PLTS Terapung Cirata

3 Catatan IESR Usai Jokowi Resmikan PLTS Cirata

Institute for Essential Services Reform (IESR) menilai pengoperasian PLTS Terapung Cirata menjadi tonggak akselerasi pengembangan pembangkit listrik tenaga sury

Proyek Pembangkit Listrik Tenaga Surya (PLTS) Terapung atau Floating Solar PV Cirata berkapasitas 192 megawatt peak (MWp) seluas 200 hektare. PLTS ini dibangun di atas Waduk Cirata dan menjadi yang terbesar di Asia Tenggara. Foto: Dok. PLN

apahabar.com, JAKARTA - Institute for Essential Services Reform (IESR) menilai pengoperasian Pembangkit Listrik Tenaga Surya (PLTS) Terapung Cirata menjadi tonggak akselerasi pengembangan pembangkit listrik tenaga surya berskala besar di Indonesia yang mati suri sejak 2020.

Kondisi tersebut terlihat dengan semakin menurunnya biaya investasi PLTS yang menjadikannya sebagai pembangkit energi terbarukan termurah saat ini.

"Indonesia harus mengoptimalkan potensi teknis PLTS yang mencapai 3,7 TWp sampai dengan 20 TWp untuk mendukung tercapainya target puncak emisi sektor kelistrikan di 2030, dengan biaya termurah," kata Direktur Eksekutif IESR, Fabby Tumiwa melalui keterangan resmi, Kamis (9/11).

Baca Juga: PLTS Cirata Diresmikan, Jokowi: Investor EBT Mulai Mengantre Masuk

Karena itu, Fabby memberikan sejumlah catatan seusai Presiden Joko Widodo meresmikan PLTS Terapung Cirata. Pertama, pemerintah bersama PLN perlu memanfaatkan potensi teknis PLTS terapung yang mencapai 28,4 GW dari 783 lokasi badan air di Indonesia untuk mengakselerasi pemanfaatan PLTS.

Berdasarkan data Kementerian ESDM potensi PLTS terapung skala besar dapat dikembangkan setidaknya di 27 lokasi badan air yang memiliki Pembangkit Listrik Tenaga Air (PLTA).

Dari total titik tersebut setidaknya memiliki potensi mencapai 4,8 GW dan setara dengan investasi sebesar US$ 3,84 miliar (Rp55,15 triliun).

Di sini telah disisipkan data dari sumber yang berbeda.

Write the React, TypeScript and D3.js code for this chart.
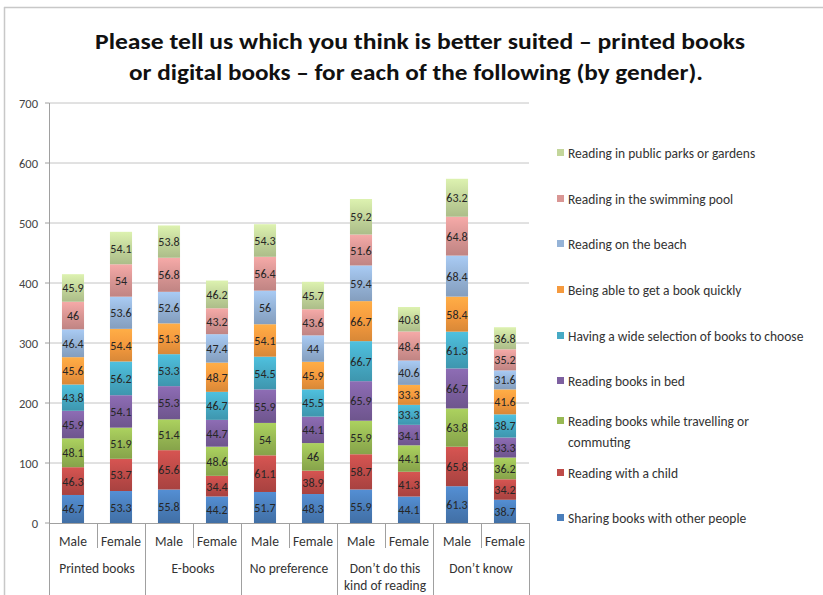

Direktur Eksekutif IESR, Fabby Tumiwa. Foto: Dok. IESR

Dengan memanfaatkan potensi PLTS terapung tersebut akan dapat mempercepat pencapaian target bauran energi baru terbarukan (EBT) dan meraih target net zero emission (NZE) lebih cepat dari tahun 2060.

Kedua, pemerintah dan PLN harus mengoptimalkan potensi PLTS terapung dengan menciptakan kerangka regulasi yang menarik minat pelaku usaha untuk berinvestasi. Salah satunya, dengan memberikan tingkat pengembalian investasi sesuai profil risiko tetapi menarik dan mengurangi beban tambahan dalam mengelola investasi.

Adapun yang ketiga, pemerintah perlu memperhatikan skema penugasan PLN kepada anak perusahaannya yang selama ini menjadi opsi prioritas pengembangan PLTS terapung.

Baca Juga: Jokowi Bertolak ke Purwakarta untuk Resmikan PLTS Terapung Cirata

Melalui skema tersebut, kata Fabby, anak perusahaan mencari pihak yang bersedia yang bersedia berinvestasi untuk kepemilikan minoritas. Meski begitu, pihak tersebut perlu menanggung porsi equity yang lebih besar melalui pinjaman pemegang saham (shareholder loan).

"Skema ini menguntungkan PLN, tetapi memangkas pengembalian investasi bagi investor dan beresiko pada bankability proyek dan minat pemberi pinjaman," ujar Fabby.

Skema tersebut menurutnya dapat menciptakan persaingan usaha yang tidak sehat di antara pelaku usaha. Sebab, hanya mereka yang punya ekuitas besar saja yang bisa bermitra dengan PLN dan mayoritas investor asing.

Baca Juga: PLTSa Solo Selesai Dibangun, Ubah Sampah jadi Energi Listrik

Solusinya, kata Fabby, membutuhkan dukungan pemerintah dengan cara memperkuat permodalan PLN dan anak usaha perusahaannya melalui penyertaan modal negara (PMN) khusus untuk pengembangan energi baru terbarukan.

"Termasuk memberikan pinjaman konsesi kepada PLN melalui PT SMI yang kemudian dapat dikonversi sebagai kepemilikan saham pada proyek PLTS terapung," pungkasnya.